Brendan Jurd <direvus@gmail.com> writes:
> On 26 March 2013 05:04, Darren Duncan <darren@darrenduncan.net> wrote:
>> On 2013.03.25 1:17 AM, Albe Laurenz wrote:
>>> The desired effect can be had today with a unique index:
>>> CREATE TABLE singleton (id integer);
>>> CREATE UNIQUE INDEX singleton_idx ON singleton((1));
>> Okay, that is helpful, and less of a kludge than what I was doing, but it is
>> still a kludge compared to what I'm proposing, which I see as elegant.
> FWIW I think an index on (TRUE) expresses the intention more clearly
> than an index on () would.
> I don't have any objection to the purely logical sense of the
> zero-attribute key, but it's hard to see the pragmatic value.
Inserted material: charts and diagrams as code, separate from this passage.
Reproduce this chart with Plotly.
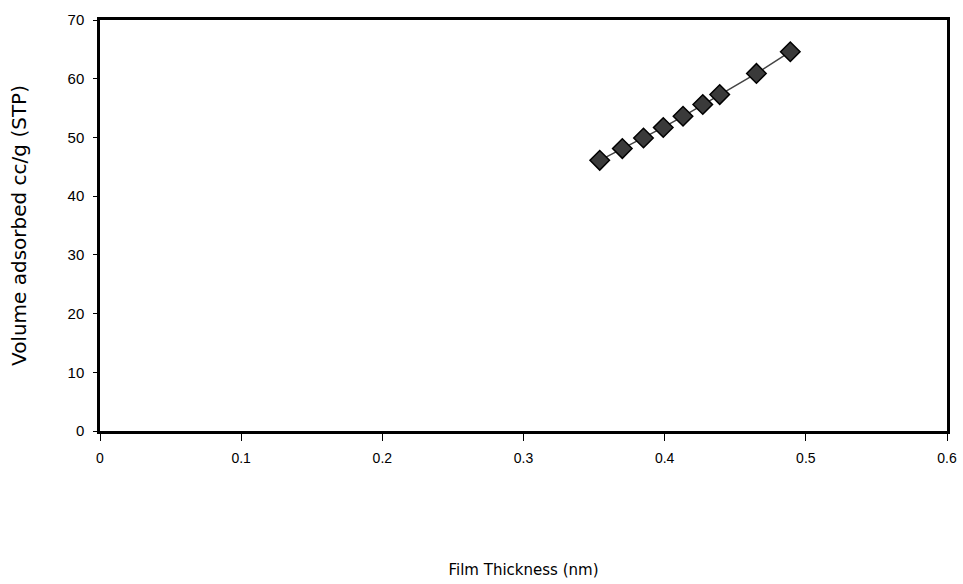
import plotly.graph_objects as go

film_thickness = [0.354, 0.370, 0.385, 0.399, 0.413, 0.427, 0.439, 0.465, 0.489]
volume_adsorbed = [46.1, 48.1, 49.9, 51.7, 53.6, 55.6, 57.3, 60.9, 64.6]

x_ticks = [0, 0.1, 0.2, 0.3, 0.4, 0.5, 0.6]
x_tick_text = ["0", "0.1", "0.2", "0.3", "0.4", "0.5", "0.6"]
y_ticks = [0, 10, 20, 30, 40, 50, 60, 70]

fig = go.Figure()
fig.add_trace(go.Scatter(
    x=film_thickness, y=volume_adsorbed, mode="lines+markers",
    line=dict(color="#444444", width=1.5),
    marker=dict(symbol="diamond", size=15, color="#3a3a3a",
                line=dict(color="black", width=1.5)),
    showlegend=False,
))

font = "Liberation Sans, Arial, sans-serif"
title_font = "DejaVu Sans, Liberation Sans, sans-serif"
fig.update_layout(
    width=963, height=584,
    margin=dict(l=100, r=16, t=20, b=153),
    paper_bgcolor="white", plot_bgcolor="white",
    font=dict(family=font, color="black", size=14),
    xaxis=dict(
        range=[0, 0.6], tickvals=x_ticks, ticktext=x_tick_text,
        showgrid=False, zeroline=False,
        showline=True, linecolor="black", linewidth=2.5, mirror=True,
        ticks="outside", ticklen=7, tickcolor="black", tickwidth=1,
        ticklabelstandoff=5,
        tickfont=dict(size=14),
        title=dict(text="Film Thickness (nm)", font=dict(family=title_font, size=15), standoff=100),
        automargin=False,
    ),
    yaxis=dict(
        range=[0, 70], tickvals=y_ticks,
        showgrid=False, zeroline=False,
        showline=True, linecolor="black", linewidth=2.5, mirror=True,
        ticks="outside", ticklen=4, tickcolor="black", tickwidth=1,
        ticklabelstandoff=6,
        tickfont=dict(size=15),
        title=dict(text="Volume adsorbed cc/g (STP)", font=dict(family=title_font, size=20), standoff=36),
        automargin=False,
    ),
)

fig.write_html("out.html")
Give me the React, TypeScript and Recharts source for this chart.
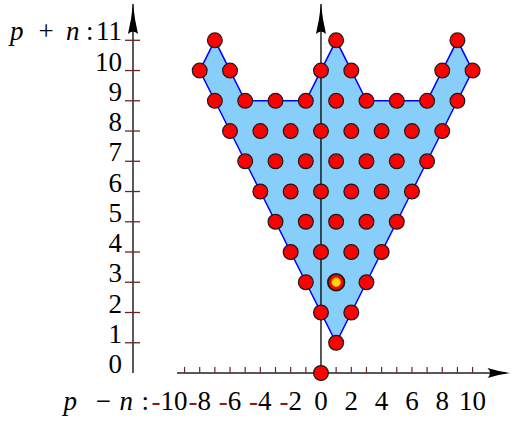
import { ComposedChart, Area, Scatter, XAxis, YAxis, ReferenceLine, ReferenceDot } from "recharts"

// weight diagram points: x = p - n, y = p + n
const pMinusN = [0, 1, 0, 2, -1, 3, -2, 0, 2, 4, -3, -1, 1, 3, 5, -4, -2, 0, 2, 4, 6, -5, -3, -1, 1, 3, 5, 7, -6, -4, -2, 0, 2, 4, 6, 8, -7, -5, -3, -1, 1, 3, 5, 7, 9, -8, -6, 0, 2, 8, 10, -7, 1, 9]
const pPlusN = [0, 1, 2, 2, 3, 3, 4, 4, 4, 4, 5, 5, 5, 5, 5, 6, 6, 6, 6, 6, 6, 7, 7, 7, 7, 7, 7, 7, 8, 8, 8, 8, 8, 8, 8, 8, 9, 9, 9, 9, 9, 9, 9, 9, 9, 10, 10, 10, 10, 10, 10, 11, 11, 11]

const highlightX = [1]
const highlightY = [3]

// outline of the shaded region
const hullX = [-8, -7, -5, -1, 1, 3, 7, 9, 10]
const hullLow = [10, 9, 7, 3, 1, 3, 7, 9, 10]
const hullHigh = [10, 11, 9, 9, 11, 9, 9, 11, 10]

const yTicks = [0, 1, 2, 3, 4, 5, 6, 7, 8, 9, 10, 11]
const xTickLabels = [-10, -8, -6, -4, -2, 0, 2, 4, 6, 8, 10]
const xMinorTicks = [-9, -8, -7, -6, -5, -4, -3, -2, -1, 0, 1, 2, 3, 4, 5, 6, 7, 8, 9, 10]

const points = pMinusN.map((x, i) => ({ x, y: pPlusN[i] }))
const highlight = highlightX.map((x, i) => ({ x, y: highlightY[i] }))
const hull = hullX.map((x, i) => ({ x, range: [hullLow[i], hullHigh[i]] }))

const txt = { fontFamily: "Liberation Serif", fontSize: 27 }
const ital = { fontFamily: "Liberation Serif", fontSize: 27, fontStyle: "italic" }
const TICK = "#6b2323"

const YTick = (props: any) => {
    const { x, y, payload } = props
    const axisX = x + 11
    return (
        <g>
            {payload.value !== 0 && (
                <line x1={axisX - 8} x2={axisX + 7} y1={y} y2={y} stroke={TICK} strokeWidth={1.3} />
            )}
            <text x={x} y={y} textAnchor="end" fill="#000" style={txt}>{payload.value}</text>
            {payload.value === 11 && (
                <g fill="#000">
                    <text x={x - 112} y={y} style={ital}>p</text>
                    <text x={x - 76} y={y} textAnchor="middle" style={txt}>+</text>
                    <text x={x - 56} y={y} style={ital}>n</text>
                    <text x={x - 36} y={y} style={txt}>:</text>
                </g>
            )}
        </g>
    )
}

const XTick = (props: any) => {
    const { x, y, payload } = props
    const v = payload.value
    const base = y + 27
    return (
        <g>
            <text x={x} y={base} textAnchor="middle" fill="#000" style={txt}>
                {v < 0 && <tspan fill="#8b1a1a">-</tspan>}
                <tspan>{Math.abs(v)}</tspan>
            </text>
            {v === -10 && (
                <g fill="#000">
                    <text x={x - 106} y={base} style={ital}>p</text>
                    <text x={x - 66} y={base} textAnchor="middle" style={txt}>−</text>
                    <text x={x - 50} y={base} style={ital}>n</text>
                    <text x={x - 28} y={base} style={txt}>:</text>
                </g>
            )}
        </g>
    )
}

const upArrow = (p: any) => (
    <path
        d={`M ${p.cx} ${p.cy} Q ${p.cx + 1.5} ${p.cy + 15} ${p.cx + 5} ${p.cy + 30} Q ${p.cx} ${p.cy + 25} ${p.cx - 5} ${p.cy + 30} Q ${p.cx - 1.5} ${p.cy + 15} ${p.cx} ${p.cy} Z`}
        fill="#000"
    />
)

const rightArrow = (p: any) => (
    <path
        d={`M ${p.cx} ${p.cy} Q ${p.cx - 12} ${p.cy - 1.5} ${p.cx - 23} ${p.cy - 5} Q ${p.cx - 18} ${p.cy} ${p.cx - 23} ${p.cy + 5} Q ${p.cx - 12} ${p.cy + 1.5} ${p.cx} ${p.cy} Z`}
        fill="#000"
    />
)

const dot = (p: any) => (
    <circle cx={p.cx} cy={p.cy} r={7.4} fill="#ff0000" stroke="#1a1a1a" strokeWidth={1.2} />
)

const highlightDot = (p: any) => (
    <g>
        <circle cx={p.cx} cy={p.cy} r={8.3} fill="#ff0000" stroke="#1a1a1a" strokeWidth={1.8} />
        <circle cx={p.cx} cy={p.cy} r={4.4} fill="#ffd700" stroke="#e89a00" strokeWidth={0.8} />
    </g>
)

const App = () => {
    return (
        <div style={{ position: "absolute", left: 0, top: 0 }}>
            <ComposedChart width={512} height={422} margin={{ top: 4, right: 0, bottom: 0, left: 0 }}>
                <XAxis
                    dataKey="x"
                    type="number"
                    domain={[-12.4, 12.6]}
                    ticks={xTickLabels}
                    interval={0}
                    height={49}
                    axisLine={false}
                    tickLine={false}
                    tickSize={8}
                    tickMargin={2}
                    tick={XTick}
                />
                <YAxis
                    dataKey="y"
                    type="number"
                    domain={[0, 12.2]}
                    ticks={yTicks}
                    interval={0}
                    width={133}
                    axisLine={{ stroke: "#000", strokeWidth: 1.3 }}
                    tickLine={false}
                    tickSize={8}
                    tickMargin={3}
                    tick={YTick}
                />
                <Area
                    data={hull}
                    dataKey="range"
                    type="linear"
                    fill="#87cefa"
                    fillOpacity={1}
                    stroke="#0000ff"
                    strokeWidth={1.5}
                    dot={false}
                    activeDot={false}
                    isAnimationActive={false}
                />
                <ReferenceLine
                    segment={[{ x: -9.5, y: 0 }, { x: 12.2, y: 0 }]}
                    stroke="#222"
                    strokeWidth={1.3}
                    ifOverflow="visible"
                />
                {xMinorTicks.map((t) => (
                    <ReferenceLine
                        key={t}
                        segment={[{ x: t, y: 0 }, { x: t, y: 0.2 }]}
                        stroke={TICK}
                        strokeWidth={1.2}
                        ifOverflow="visible"
                    />
                ))}
                <ReferenceDot x={12.5} y={0} r={0} ifOverflow="visible" shape={rightArrow} />
                <ReferenceDot x={-12.4} y={12.2} r={0} ifOverflow="visible" shape={upArrow} />
                <Scatter data={points} shape={dot} isAnimationActive={false} />
                <Scatter data={highlight} shape={highlightDot} isAnimationActive={false} />
                <ReferenceLine x={0} stroke="#000" strokeWidth={1.3} />
                <ReferenceDot x={0} y={12.2} r={0} ifOverflow="visible" shape={upArrow} />
            </ComposedChart>
        </div>
    )
}

export default App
Yeah. Other problems include the potential introduction of
non-spec-compliant entries in the information_schema, breakage of
clients that look at the catalogs and aren't expecting to find indexes
of this sort, etc etc. (Not even to mention the bugs that would be
induced in the backend itself; eg I doubt most of the index access
methods would cope with this without changes.)
Given that there's already a perfectly nice albeit non-spec-compliant
way to get the effect, I can't see the value of doing a lot of work
to create a different non-spec-compliant way.